Just the Cherry on Top of the Sundae

I’ve been flirting with fantasy for a long time now. In an ideal world, I would not only get to have the delicious ice cream sundae with a nice, big cherry on top but I would eat it too and even go back for seconds, and not even have to think about the calories. One of my goals in life is to be a successful CEO of my own magazine company, but I’ve found as a successful woman that it is much more difficult to get “the cherry”, or in my case, the guy, too. Despite the great amount of success I have had in my school and work life, I used to feel like none of that mattered because I did not have someone at my side to share it with. In high school, I sadly remember wishing to trade in my success as student body president or my amazing grades just for a boyfriend. I never have, nor do I think I will ever, understand this “mystical” spell that the male species has over women, but I am hoping that this blog post will act as an antidote to its destructive presence in the lives of women everywhere.

His name was Walker and before I came along he was the top sales representative in my office. This summer I worked for a marketing company distributing kitchen cutlery, which I discovered that my uncle had done 10 years before. When I told my Mom about the job she scoffed at me and told me that I was no salesman like my uncle. Yet within my first weekend out on the job, I sold $3,000 worth of product, the fastest of anyone in my office. I used to hate the thought of coming into the office once a week or going to a business conference but once I met Walker, my enthusiasm and thus my success continued to grow.
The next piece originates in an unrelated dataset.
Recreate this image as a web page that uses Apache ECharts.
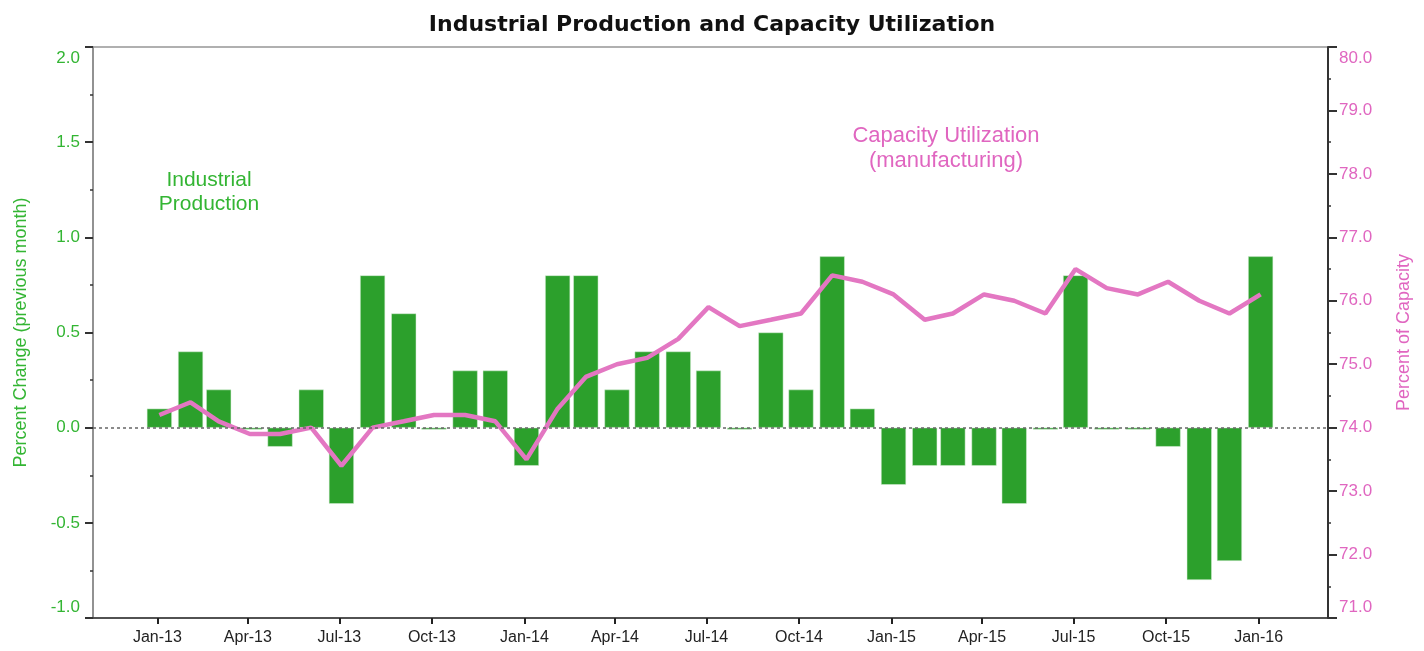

Even though being successful at this job would have meant having an amazing resume booster and given me valuable business experience, not to mention a nice pay day, I only attempted to do well  at the job because it meant I would get to spend more time with Walker. Interestingly enough, when I finally surpassed Walker in sales, however, he unexpectedly disappeared. Week after week I would inquire his whereabouts from my boss, who would only reply, “He’ll be back next week.” Sadly that “next week” never came and when I finally realized this, my enthusiasm and thus my sales began to suffer. I had lost my appetite for the job even when I had a plentiful feast right in front of my face. I knew that letting some guy, that I barely even knew, affect my job performance was so ridiculously stupid but I wanted it all and for some reason the greater powers of the world did not want me to have it. Stubbornly, I starved myself of the success I knew I had worked hard towards all summer for the next few weeks. I was hindering no one but myself. The summer just seemed to drag along after Walker’s abrupt departure but fittingly enough, his absence forced me to reach out to my other successful co-workers; his absence allowed me and my boss to grow closer as friends as we both tried to deal with the loss; his absence allowed me to realize that I actually really loved this job.

At the end of the summer I ended up selling over $15,000 worth of product, won a President’s club award, was in the top ten for sales reps in New England for July and finished the summer at #14 in the top 25 reps of the summer in New England. Not only did I make my Mom eat her words which she willingly took a huge bite out of, but I proved to myself that no man or person is necessary to complete my success; they are simply the cherry on top of the sundae and I don’t even like cherries that much.